Auch für Botschaftsrätin Dominique Petter ist es so, dass die Kommunikation in der Diplomatie der Aussenpolitik immer wichtiger wird. Sie habe schon einiges gelernt.

«Hart ist nicht, dass die anderen zuschauen, sondern dass man sich selber sieht. Man sieht am Fernsehen ganz anders aus, als man meint.»



Auch Carlos Orga, der das Länderprogramm für Präsenz Schweiz an der Botschaft in Washington betreut, wollte schon lange die Erfahrung machen, wie man wirkt, wenn man vor der Kamera steht.

«Zudem ist es eine Gelegenheit, alte Kollegen und Kolleginen zu treffen, die man lange nicht mehr gesehen hat.»

Der Ernstfall

Es ist noch immer heiss, die «Schülerinnen und Schüler» sind erschöpft, ihre Konzentration lässt etwas nach. Als es daran geht, Themen für ihre Artikel in der «Berner Zeitung» zu finden, werden sie wieder munter.

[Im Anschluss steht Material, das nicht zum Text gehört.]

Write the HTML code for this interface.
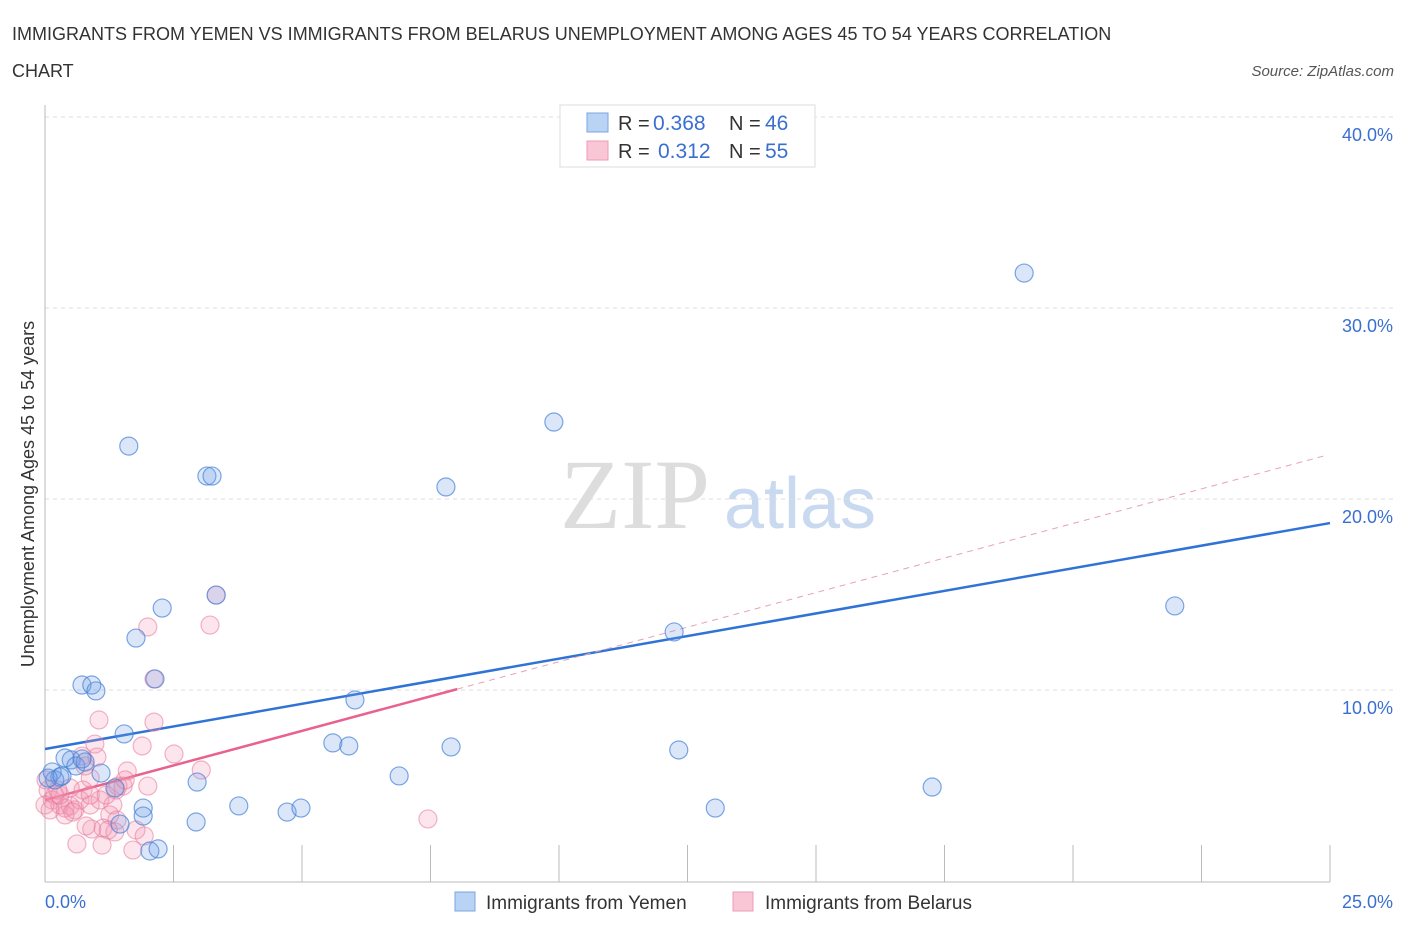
<!DOCTYPE html>
<html><head><meta charset="utf-8"><style>
body{margin:0;background:#fff;font-family:"Liberation Sans",sans-serif;}
</style></head><body>
<svg id="chart" width="1406" height="930" xmlns="http://www.w3.org/2000/svg">
<text x="12" y="40" font-size="18" fill="#333">IMMIGRANTS FROM YEMEN VS IMMIGRANTS FROM BELARUS UNEMPLOYMENT AMONG AGES 45 TO 54 YEARS CORRELATION</text>
<text x="12" y="77" font-size="18" fill="#333">CHART</text>
<text x="1394" y="76" font-size="15" fill="#555" font-style="italic" text-anchor="end">Source: ZipAtlas.com</text>
<g>
<text x="635" y="528" font-size="100" fill="#ddd" font-family="Liberation Serif,serif" text-anchor="middle">ZIP</text>
<text x="800" y="528" font-size="72" fill="#c9d9ef" text-anchor="middle">atlas</text>
</g>
<g id="grid"></g>
<g id="axes"></g>
<text transform="translate(34,494) rotate(-90)" font-size="18" fill="#333" text-anchor="middle">Unemployment Among Ages 45 to 54 years</text>
<g id="trend"></g>
<g id="points"></g>
<g>
<rect x="560" y="105" width="255" height="62" fill="#fff" stroke="#ddd"/>
<rect x="587" y="113" width="21" height="19" fill="#b9d3f5" stroke="#7aa6e0"/>
<rect x="587" y="141" width="21" height="19" fill="#f9c6d6" stroke="#eb9cb5"/>
<text x="618" y="130" font-size="20" fill="#333">R =</text>
<text x="653" y="130" font-size="21" fill="#3a6fd0">0.368</text>
<text x="729" y="130" font-size="20" fill="#333">N =</text>
<text x="765" y="130" font-size="21" fill="#3a6fd0">46</text>
<text x="618" y="158" font-size="20" fill="#333">R =</text>
<text x="658" y="158" font-size="21" fill="#3a6fd0">0.312</text>
<text x="729" y="158" font-size="20" fill="#333">N =</text>
<text x="765" y="158" font-size="21" fill="#3a6fd0">55</text>
</g>
<g>
<rect x="455" y="892" width="20" height="19" fill="#b9d3f5" stroke="#7aa6e0"/>
<text x="486" y="909" font-size="19" fill="#333">Immigrants from Yemen</text>
<rect x="733" y="892" width="20" height="19" fill="#f9c6d6" stroke="#eb9cb5"/>
<text x="765" y="909" font-size="19" fill="#333">Immigrants from Belarus</text>
</g>
</svg>
<script>
const yTicks=[10,20,30,40];
const xTickLabels=["0.0%","25.0%"];
const blueX=[1.63,3.15,3.25,2.28,1.77,0.72,0.91,0.99,1.54,2.14,3.33,2.96,2.94,1.91,1.91,2.04,2.20,1.36,1.46,1.09,0.51,0.39,0.14,0.29,0.60,0.78,0.19,0.72,5.60,5.91,6.03,7.80,9.90,7.90,6.89,3.77,4.71,4.98,12.24,12.33,13.04,17.26,19.05,21.98,0.06,0.33];
const blueY=[22.77,21.2,21.2,14.29,12.72,10.26,10.26,9.95,7.7,10.58,14.97,5.18,3.09,3.82,3.4,1.57,1.68,4.87,2.98,5.65,6.34,6.44,5.71,5.45,6.02,6.23,5.29,6.39,7.23,7.07,9.48,20.63,24.03,7.02,5.5,3.93,3.61,3.82,13.04,6.86,3.82,4.92,31.83,14.4,5.39,5.5];
const pinkX=[2.00,3.21,3.33,2.12,1.05,2.12,0.97,1.89,2.51,1.01,1.60,3.04,1.42,2.00,0.88,0.78,0.72,0.06,0.14,0.29,0.39,0.49,0.58,0.19,0.00,0.10,0.29,0.68,0.88,1.07,1.32,1.38,1.52,1.26,1.13,0.91,0.80,1.40,1.36,1.23,1.77,1.93,1.71,1.11,0.62,0.39,0.54,7.45,0.74,0.49,1.56,0.02,0.88,0.25,1.19];
const pinkY=[13.3,13.4,14.97,10.58,8.43,8.32,7.17,7.07,6.65,6.49,5.76,5.81,4.97,4.97,5.39,6.02,6.54,4.76,4.24,3.98,3.82,3.93,3.72,4.5,3.98,3.72,4.5,4.24,3.98,4.24,3.98,4.76,4.97,3.46,2.77,2.72,2.88,3.19,2.57,2.67,2.67,2.36,1.62,1.88,1.94,3.46,3.61,3.25,4.76,4.87,5.29,5.29,4.5,4.76,4.5];
const blueTrend=[6.91,18.74];
const pinkTrend=[4.24,0.724];
const NS="http://www.w3.org/2000/svg";
const X=v=>45+v*51.4, Y=v=>881-v*19.1;
function mk(t,a,p){const e=document.createElementNS(NS,t);for(const k in a)e.setAttribute(k,a[k]);p.appendChild(e);return e;}
const grid=document.getElementById('grid');
yTicks.forEach(t=>{
 const l=mk('line',{x1:45,x2:1393,y1:Y(t),y2:Y(t),stroke:'#ddd','stroke-dasharray':'4,4'},grid);
 
 
 const tx=mk('text',{x:1393,y:Y(t)+24,'font-size':18,fill:'#3a6fd0','text-anchor':'end'},grid);
 tx.textContent=t.toFixed(1)+'%';
 
 
});
const ax=document.getElementById('axes');
const yl=mk('line',{x1:45,x2:45,y1:105,y2:882,stroke:'#bbb'},ax);


const xl=mk('line',{x1:45,x2:1330,y1:882,y2:882,stroke:'#bbb'},ax);


for(let i=1;i<=10;i++){const t=mk('line',{x1:X(i*2.5),x2:X(i*2.5),y1:845,y2:882,stroke:'#bbb'},ax);
 
 }
[[0,'start',45],[25,'end',1393]].forEach((d,i)=>{const t=mk('text',{x:d[2],y:908,'font-size':18,fill:'#3a6fd0','text-anchor':d[1]},ax);t.textContent=xTickLabels[i];
 
 });
const pts=document.getElementById('points');
function dots(xs,ys,fill,stroke,name){xs.forEach((x,i)=>{const c=mk('circle',{cx:X(x),cy:Y(ys[i]),r:9,fill:fill,stroke:stroke,'stroke-width':1.2},pts);
 
 });}
dots(pinkX,pinkY,'rgba(244,150,180,0.25)','rgba(232,120,155,0.55)','belarus-point');
dots(blueX,blueY,'rgba(110,160,230,0.25)','rgba(70,130,215,0.7)','yemen-point');
const tr=document.getElementById('trend');
const bl=mk('line',{x1:X(0),y1:Y(blueTrend[0]),x2:X(25),y2:Y(blueTrend[1]),stroke:'#2f73d6','stroke-width':2.5},tr);


const pl=mk('line',{x1:X(0),y1:Y(pinkTrend[0]),x2:X(8.02),y2:Y(pinkTrend[0]+pinkTrend[1]*8.02),stroke:'#e8628d','stroke-width':2.5},tr);


const pd=mk('line',{x1:X(8.02),y1:Y(pinkTrend[0]+pinkTrend[1]*8.02),x2:X(24.9),y2:Y(pinkTrend[0]+pinkTrend[1]*24.9),stroke:'#e8a0b8','stroke-width':1,'stroke-dasharray':'6,5'},tr);


</script>
</body></html>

Wie wärs mit einem Leitartikel darüber, ob die klassische Diplomatie überholt ist? Oder einem Porträt mit dem Titel: «Was macht ein Botschafter eigentlich den ganzen Tag lang?» Oder mit einem Bericht über die Rolle der Schweiz auf dem öffentlichen Parkett?

Wichtig ist aber nicht nur, über welches Thema in welcher Form geschrieben wird, sondern wer mit wem zusammenarbeitet. Da fühlt man sich als Beobachterin zurückversetzt in die eigene Schulzeit. «Hey, Anna, arbeitest du mit mir zusammen?» «Housi, sitzt du neben mich?»

Auf einer Doppelseite der BZ werden die 10 Artikel der 20 Diplomatinnen und Diplomaten veröffentlicht. Der Platz sei beschränkt, erklärt BZ-Inlandchef David Sieber. «Denken Sie daran: Journalismus ist auch die Kunst des Weglassens!»

swissinfo, Gaby Ochsenbein

Das schweizerische Korps zählt rund 400 Diplomaten.

17 Diplomaten und 3 Diplomatinnen nahmen am Medienseminar teil.

Angemeldet hatten sich 60 Diplomaten.

Das Medientraining fand in dieser Form zum vierten Mal statt.

In Zusammenarbeit mit der «Berner Zeitung» werden verschiedene Artikel verfasst.